--- begin ---

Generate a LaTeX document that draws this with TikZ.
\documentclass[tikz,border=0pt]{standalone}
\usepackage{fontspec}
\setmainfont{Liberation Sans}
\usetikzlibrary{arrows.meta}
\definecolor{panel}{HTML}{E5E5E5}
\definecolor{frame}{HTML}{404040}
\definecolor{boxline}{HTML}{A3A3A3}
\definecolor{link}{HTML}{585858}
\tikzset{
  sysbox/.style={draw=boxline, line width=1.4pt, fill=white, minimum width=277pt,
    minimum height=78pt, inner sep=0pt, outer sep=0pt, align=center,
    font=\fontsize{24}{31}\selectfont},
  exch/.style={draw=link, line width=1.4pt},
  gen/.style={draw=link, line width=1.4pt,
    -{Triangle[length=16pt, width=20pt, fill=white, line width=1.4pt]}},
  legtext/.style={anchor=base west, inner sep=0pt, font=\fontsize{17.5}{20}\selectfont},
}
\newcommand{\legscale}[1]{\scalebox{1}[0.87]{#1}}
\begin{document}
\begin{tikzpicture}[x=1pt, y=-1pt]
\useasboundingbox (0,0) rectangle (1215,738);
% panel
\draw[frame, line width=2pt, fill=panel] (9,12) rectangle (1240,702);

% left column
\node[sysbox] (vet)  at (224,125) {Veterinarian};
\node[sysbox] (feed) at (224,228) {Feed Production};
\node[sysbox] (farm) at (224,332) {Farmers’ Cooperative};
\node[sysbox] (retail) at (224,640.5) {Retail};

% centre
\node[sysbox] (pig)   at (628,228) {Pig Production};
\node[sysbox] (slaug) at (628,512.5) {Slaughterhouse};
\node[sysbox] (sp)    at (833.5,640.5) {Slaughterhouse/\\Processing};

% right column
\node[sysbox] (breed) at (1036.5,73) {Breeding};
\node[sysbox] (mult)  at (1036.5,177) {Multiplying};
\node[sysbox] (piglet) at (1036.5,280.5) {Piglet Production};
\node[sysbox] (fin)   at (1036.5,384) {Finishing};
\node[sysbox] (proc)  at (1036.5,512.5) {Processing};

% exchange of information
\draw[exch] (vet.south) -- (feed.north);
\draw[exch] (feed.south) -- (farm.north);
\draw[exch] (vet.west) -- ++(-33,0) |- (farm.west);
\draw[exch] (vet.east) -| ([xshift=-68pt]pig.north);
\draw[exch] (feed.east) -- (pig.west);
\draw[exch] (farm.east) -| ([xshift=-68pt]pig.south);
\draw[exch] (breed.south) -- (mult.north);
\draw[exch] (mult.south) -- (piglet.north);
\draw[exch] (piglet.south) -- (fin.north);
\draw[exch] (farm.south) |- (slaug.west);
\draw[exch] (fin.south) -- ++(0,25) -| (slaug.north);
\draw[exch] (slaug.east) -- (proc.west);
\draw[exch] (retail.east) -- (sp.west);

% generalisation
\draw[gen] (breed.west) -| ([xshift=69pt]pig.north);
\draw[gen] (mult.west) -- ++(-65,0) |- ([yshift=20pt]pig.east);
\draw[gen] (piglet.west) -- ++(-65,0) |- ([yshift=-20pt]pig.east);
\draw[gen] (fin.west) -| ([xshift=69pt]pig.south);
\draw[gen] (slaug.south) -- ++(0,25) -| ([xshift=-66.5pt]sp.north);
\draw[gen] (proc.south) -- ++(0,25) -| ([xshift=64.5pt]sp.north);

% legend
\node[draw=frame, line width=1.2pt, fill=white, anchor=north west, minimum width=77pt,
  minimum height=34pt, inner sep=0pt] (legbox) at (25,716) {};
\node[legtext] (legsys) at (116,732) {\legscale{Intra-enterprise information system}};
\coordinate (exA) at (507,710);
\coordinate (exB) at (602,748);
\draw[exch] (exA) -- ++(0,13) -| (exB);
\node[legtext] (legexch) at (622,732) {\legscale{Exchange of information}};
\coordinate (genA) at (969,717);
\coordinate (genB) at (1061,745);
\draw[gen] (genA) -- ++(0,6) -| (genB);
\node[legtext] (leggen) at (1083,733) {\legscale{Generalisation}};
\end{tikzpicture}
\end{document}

--- end ---
--- begin ---

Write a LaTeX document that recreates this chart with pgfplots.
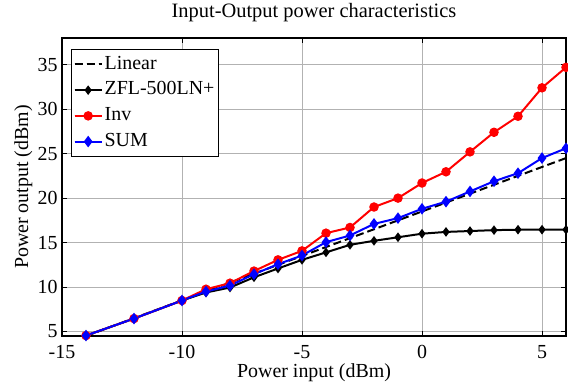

--- end ---

[THE EXERCISE] Look through the records and gather each line with the word "LaTeX".

[OUTPUT FOR THIS TASK]
Generate a LaTeX document that draws this with TikZ.
Write a LaTeX document that recreates this chart with pgfplots.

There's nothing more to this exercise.